Quali sono le ragioni di tutto questo? Secondo Gail Fosler, economista e presidente di The GailFosler Group, un motivo c’è ed è da cercare nella crisi che ha colpito il mondo nel 2020. Una crisi ‘naturale’ a differenza delle altre, ‘finanziarie’ o ‘industriali’. In altre occasioni è stata colpita la domanda. Questa volta, al contrario, è stata messa in freezer. Come durante un disastro naturale. “La pandemia ha creato uno shock che travolge il concetto stesso di ciclo economico”, ha affermato Fosler.

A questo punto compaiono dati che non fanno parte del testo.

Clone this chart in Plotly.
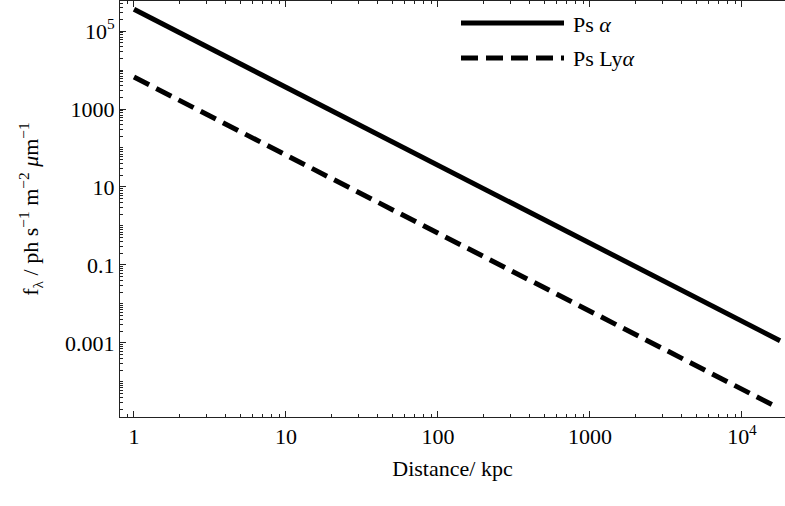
import plotly.graph_objects as go

# Data (log-log, ~1/d^2 falloff)
distance_alpha = [1, 10, 100, 1000, 10000, 17800]
ps_alpha = [3.6e5, 3.6e3, 36, 0.36, 3.6e-3, 1.14e-3]
distance_lyalpha = [1, 10, 100, 1000, 10000, 15800]
ps_lyalpha = [6600, 66, 0.66, 6.6e-3, 6.6e-5, 2.6e-5]
series_names = ["Ps <i>α</i>", "Ps Ly<i>α</i>"]

x_tickvals = [1, 10, 100, 1000, 10000]
x_ticktext = ["1", "10", "100", "1000", "10<sup>4</sup>"]
y_tickvals = [1e5, 1e3, 10, 0.1, 1e-3]
y_ticktext = ["10<sup>5</sup>", "1000", "10", "0.1", "0.001"]

FONT = "Liberation Serif, Times New Roman, serif"
FS = 22
W, H = 785, 506
ML, MR, MT, MB = 120, 0, 1, 89

fig = go.Figure()
fig.add_trace(go.Scatter(x=distance_alpha, y=ps_alpha, mode="lines",
                         line=dict(color="black", width=5),
                         name=series_names[0], showlegend=False))
fig.add_trace(go.Scatter(x=distance_lyalpha, y=ps_lyalpha, mode="lines",
                         line=dict(color="black", width=5, dash="17px,8px"),
                         name=series_names[1], showlegend=False))

axis_common = dict(
    showline=True, linecolor="#222", linewidth=1,
    ticks="inside", ticklen=6, tickcolor="#222", tickwidth=1,
    showgrid=False, zeroline=False,
    tickfont=dict(family=FONT, size=FS, color="black"),
)

fig.update_xaxes(type="log", range=[-0.092, 4.283],
                 tickvals=x_tickvals, ticktext=x_ticktext,
                 mirror="ticks",
                 minor=dict(ticks="inside", ticklen=3, tickcolor="#222", dtick="D1", showgrid=False),
                 title=dict(text="Distance/ kpc", font=dict(family=FONT, size=FS, color="black"), standoff=12),
                 **axis_common)
fig.update_yaxes(type="log", range=[-4.90, 5.77],
                 tickvals=y_tickvals, ticktext=y_ticktext,
                 minor=dict(ticks="inside", ticklen=3, tickcolor="#222", dtick="D1", showgrid=False),
                 title=dict(text="f<sub>λ</sub> / ph s<sup>−1</sup> m<sup>−2</sup> <i>μ</i>m<sup>−1</sup>",
                            font=dict(family=FONT, size=FS, color="black"), standoff=20),
                 **axis_common)

# Legend drawn in paper coordinates
pw, ph = W - ML - MR, H - MT - MB
def px(xpix):
    return (xpix - ML) / pw
def py(ypix):
    return 1 - (ypix - MT) / ph

legend_items = [
    (series_names[0], dict(color="black", width=5), 23),
    (series_names[1], dict(color="black", width=5, dash="17px,8px"), 58),
]
for name, ln, ypix in legend_items:
    fig.add_shape(type="line", xref="paper", yref="paper",
                  x0=px(461), x1=px(564), y0=py(ypix), y1=py(ypix), line=ln)
    fig.add_annotation(xref="paper", yref="paper", x=px(571), y=py(ypix + 1),
                       text=name, showarrow=False, xanchor="left", yanchor="middle",
                       font=dict(family=FONT, size=FS, color="black"))

fig.update_layout(width=W, height=H, margin=dict(l=ML, r=MR, t=MT, b=MB),
                  paper_bgcolor="white", plot_bgcolor="white", showlegend=False)
fig.write_html("out.html")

I disastri naturali interrompono temporaneamente l’attività economica lasciando intatte la domanda e l’offerta di beni e servizi sottostanti. Una volta passato il disastro, l’economia si riprende più velocemente rispetto a una tipica recessione. Uno studio del 2018 sulle dichiarazioni dei redditi dei residenti di New Orleans ha rilevato che dopo il colpo iniziale provocato dall’uragano Katrina, i redditi dei cittadini sono rimbalzati in pochi anni e hanno persino superato quelli dei percettori non colpiti. La caduta e il rimbalzo.
Secondo il Comitato del bilancio federale Usa la risposta fiscale del Congresso alla pandemia di Covid-19 ammonterà a 5.100 miliardi di dollari, ovvero il 4,4% del Pil al 2024. In confronto, la legislazione di stimolo emanata a seguito della recessione del 2007-09 è costata circa 1.800 miliardi di dollari, il 2,4% del Pil tra il 2008 e il 2012. Il risultato è che i redditi delle famiglie sono sostanzialmente aumentati rispetto ai livelli pre-pandemia, specialmente per le famiglie a basso reddito, ha affermato James Knightley, capo economista di Ing.
A far saltare il banco però, come detto, potrebbe essere il rialzo dell’inflazione che potrebbe uccidere la ripresa. E’ questo il timore di molti economisti e che comincia a serpeggiare anche tra i banchieri della Fed che si riunirà a metà mese. Oggi la banca centrale Usa ha annunciato che inizierà, a partire dal 7 giugno, ad alleggerire gradualmente il suo portafoglio di fondi negoziati in borsa (Etf) che investono in obbligazioni societarie. Si tratta del primo segnale di tapering. Il prossimo potrebbe essere una mossa sui tassi, quello che la finanza teme.
Il presidente della Fed di Filadelfia, Patrick Harker, ha ripetuto il mantra (“tassi bassi a lungo”) ma ha accennato, e non è il primo, al fatto che “potrebbe essere il momento di iniziare a pensare alla riduzione dei nostri acquisti mensili di obbligazioni del Tesoro e di titoli garantiti da ipoteca da 120 miliardi di dollari”. E sempre ieri nel Beige Book della Fed c’era scritto che “le pressioni sui prezzi sono aumentate ulteriormente e guardando avanti si prevedono nuove pressioni sui prezzi”.